---- Information supplied
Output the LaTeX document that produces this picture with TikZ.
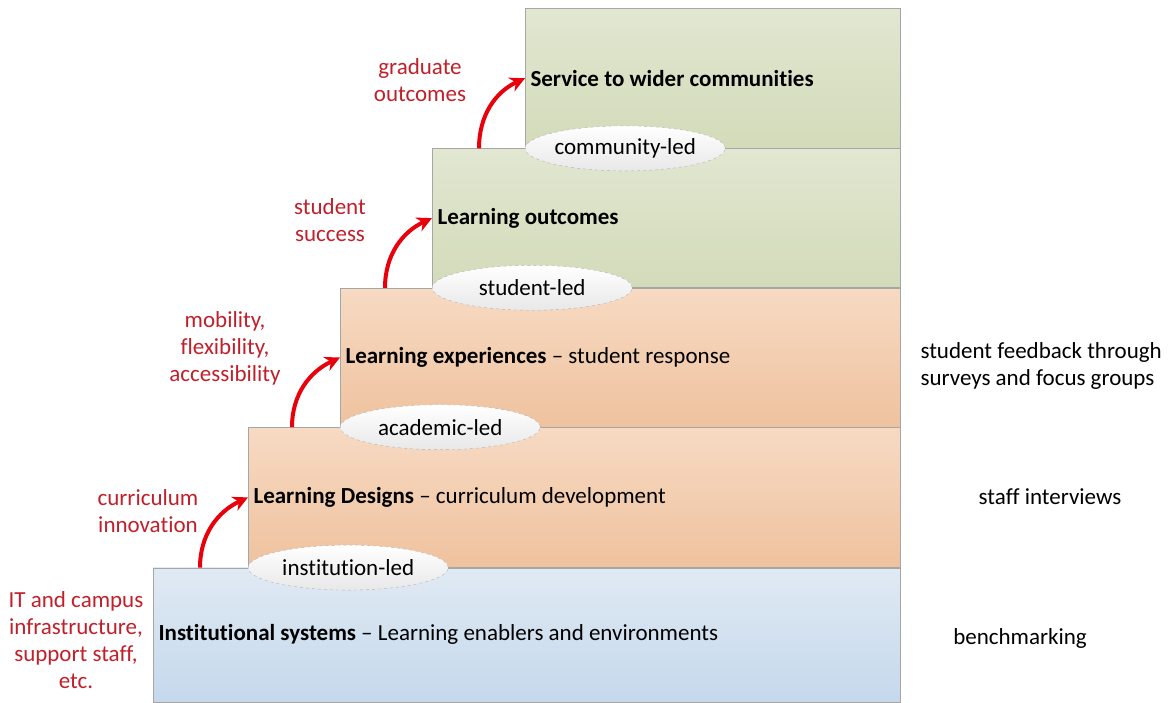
\documentclass[tikz,border=0pt]{standalone}
\usepackage{fontspec}
\setmainfont[RawFeature={-liga}]{Carlito}
\usetikzlibrary{positioning}
\usetikzlibrary{shapes.geometric}
\usetikzlibrary{arrows.meta}
\definecolor{bluetop}{HTML}{E0EAF4}
\definecolor{bluebot}{HTML}{C5D8EB}
\definecolor{orangetop}{HTML}{F7DAC3}
\definecolor{orangebot}{HTML}{EFC29E}
\definecolor{greentop}{HTML}{E1E7D1}
\definecolor{greenbot}{HTML}{D2DBB9}
\definecolor{driverred}{HTML}{C0202A}
\definecolor{liftred}{HTML}{E8000B}

\begin{document}
\begin{tikzpicture}[x=1pt, y=-1pt, font=\fontsize{23}{27}\selectfont,
	stepbox/.style={rectangle, draw=gray!70, inner sep=0pt, minimum height=139pt},
	ledby/.style={ellipse, draw=gray!60, dashed, top color=white, bottom color=gray!18, minimum width=200pt, minimum height=45pt, inner sep=0pt},
	driver/.style={text=driverred, align=center},
	lift/.style={-{Stealth[length=15pt, width=15pt]}, draw=liftred, line width=4pt}]
		\useasboundingbox (0,0) rectangle (1174,703);
		
		% the steps, bottom to top
		\node [stepbox, minimum width=747pt, minimum height=134pt, anchor=south west, top color=bluetop, bottom color=bluebot] (inst) at (153,702) {};
		\node [stepbox, minimum width=652pt, minimum height=140pt, anchor=south east, top color=orangetop, bottom color=orangebot] (designs) at (inst.north east) {};
		\node [stepbox, minimum width=560pt, anchor=south east, top color=orangetop, bottom color=orangebot] (experiences) at (designs.north east) {};
		\node [stepbox, minimum width=468pt, anchor=south east, top color=greentop, bottom color=greenbot] (outcomes) at (experiences.north east) {};
		\node [stepbox, minimum width=375pt, minimum height=140pt, anchor=south east, top color=greentop, bottom color=greenbot] (service) at (outcomes.north east) {};
		
		\node [right=2pt of inst.west] (instlabel) {\textbf{Institutional systems} -- Learning enablers and environments};
		\node [right=2pt of designs.west] (designslabel) {\textbf{Learning Designs} -- curriculum development};
		\node [right=2pt of experiences.west] (experienceslabel) {\textbf{Learning experiences} -- student response};
		\node [right=2pt of outcomes.west] (outcomeslabel) {\textbf{Learning outcomes}};
		\node [right=2pt of service.west] (servicelabel) {\textbf{Service to wider communities}};
		
		\node [ledby, right=0pt of designs.south west] (instled) {institution-led};
		\node [ledby, right=0pt of experiences.south west] (acadled) {academic-led};
		\node [ledby, right=0pt of outcomes.south west] (studled) {student-led};
		\node [ledby, right=0pt of service.south west] (commled) {community-led};
		
		\coordinate (liftA) at ([xshift=47pt]inst.north west);
		\coordinate (liftB) at ([xshift=44pt]designs.north west);
		\coordinate (liftC) at ([xshift=45pt]experiences.north west);
		\coordinate (liftD) at ([xshift=47pt]outcomes.north west);
		\draw [lift] (liftA) to[out=90, in=205] (designs.west);
		\draw [lift] (liftB) to[out=90, in=205] (experiences.west);
		\draw [lift] (liftC) to[out=90, in=205] (outcomes.west);
		\draw [lift] (liftD) to[out=90, in=205] (service.west);
		
		\node [driver] (itinfra) at (76,640) {IT and campus\\infrastructure,\\support staff,\\etc.};
		\node [driver] (innovation) at (148,511) {curriculum\\innovation};
		\node [driver] (mobility) at (225,348) {mobility,\\flexibility,\\accessibility};
		\node [driver] (success) at (330,220) {student\\success};
		\node [driver] (graduate) at (420,80) {graduate\\outcomes};
		
		\node [anchor=west, align=left] (feedback) at (917,366) {student feedback through\\surveys and focus groups};
		\node (interviews) at (1050,497) {staff interviews};
		\node (benchmark) at (1020,638) {benchmarking};
\end{tikzpicture}
\end{document}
--------
* What you are asked to do
Retype everything in the material word for word, minus pictures.

* The reply
Output the LaTeX document that produces this picture with TikZ.
\documentclass[tikz,border=0pt]{standalone}
\usepackage{fontspec}
\setmainfont[RawFeature={-liga}]{Carlito}
\usetikzlibrary{positioning}
\usetikzlibrary{shapes.geometric}
\usetikzlibrary{arrows.meta}
\definecolor{bluetop}{HTML}{E0EAF4}
\definecolor{bluebot}{HTML}{C5D8EB}
\definecolor{orangetop}{HTML}{F7DAC3}
\definecolor{orangebot}{HTML}{EFC29E}
\definecolor{greentop}{HTML}{E1E7D1}
\definecolor{greenbot}{HTML}{D2DBB9}
\definecolor{driverred}{HTML}{C0202A}
\definecolor{liftred}{HTML}{E8000B}

\begin{document}
\begin{tikzpicture}[x=1pt, y=-1pt, font=\fontsize{23}{27}\selectfont,
	stepbox/.style={rectangle, draw=gray!70, inner sep=0pt, minimum height=139pt},
	ledby/.style={ellipse, draw=gray!60, dashed, top color=white, bottom color=gray!18, minimum width=200pt, minimum height=45pt, inner sep=0pt},
	driver/.style={text=driverred, align=center},
	lift/.style={-{Stealth[length=15pt, width=15pt]}, draw=liftred, line width=4pt}]
		\useasboundingbox (0,0) rectangle (1174,703);
		
		% the steps, bottom to top
		\node [stepbox, minimum width=747pt, minimum height=134pt, anchor=south west, top color=bluetop, bottom color=bluebot] (inst) at (153,702) {};
		\node [stepbox, minimum width=652pt, minimum height=140pt, anchor=south east, top color=orangetop, bottom color=orangebot] (designs) at (inst.north east) {};
		\node [stepbox, minimum width=560pt, anchor=south east, top color=orangetop, bottom color=orangebot] (experiences) at (designs.north east) {};
		\node [stepbox, minimum width=468pt, anchor=south east, top color=greentop, bottom color=greenbot] (outcomes) at (experiences.north east) {};
		\node [stepbox, minimum width=375pt, minimum height=140pt, anchor=south east, top color=greentop, bottom color=greenbot] (service) at (outcomes.north east) {};
		
		\node [right=2pt of inst.west] (instlabel) {\textbf{Institutional systems} -- Learning enablers and environments};
		\node [right=2pt of designs.west] (designslabel) {\textbf{Learning Designs} -- curriculum development};
		\node [right=2pt of experiences.west] (experienceslabel) {\textbf{Learning experiences} -- student response};
		\node [right=2pt of outcomes.west] (outcomeslabel) {\textbf{Learning outcomes}};
		\node [right=2pt of service.west] (servicelabel) {\textbf{Service to wider communities}};
		
		\node [ledby, right=0pt of designs.south west] (instled) {institution-led};
		\node [ledby, right=0pt of experiences.south west] (acadled) {academic-led};
		\node [ledby, right=0pt of outcomes.south west] (studled) {student-led};
		\node [ledby, right=0pt of service.south west] (commled) {community-led};
		
		\coordinate (liftA) at ([xshift=47pt]inst.north west);
		\coordinate (liftB) at ([xshift=44pt]designs.north west);
		\coordinate (liftC) at ([xshift=45pt]experiences.north west);
		\coordinate (liftD) at ([xshift=47pt]outcomes.north west);
		\draw [lift] (liftA) to[out=90, in=205] (designs.west);
		\draw [lift] (liftB) to[out=90, in=205] (experiences.west);
		\draw [lift] (liftC) to[out=90, in=205] (outcomes.west);
		\draw [lift] (liftD) to[out=90, in=205] (service.west);
		
		\node [driver] (itinfra) at (76,640) {IT and campus\\infrastructure,\\support staff,\\etc.};
		\node [driver] (innovation) at (148,511) {curriculum\\innovation};
		\node [driver] (mobility) at (225,348) {mobility,\\flexibility,\\accessibility};
		\node [driver] (success) at (330,220) {student\\success};
		\node [driver] (graduate) at (420,80) {graduate\\outcomes};
		
		\node [anchor=west, align=left] (feedback) at (917,366) {student feedback through\\surveys and focus groups};
		\node (interviews) at (1050,497) {staff interviews};
		\node (benchmark) at (1020,638) {benchmarking};
\end{tikzpicture}
\end{document}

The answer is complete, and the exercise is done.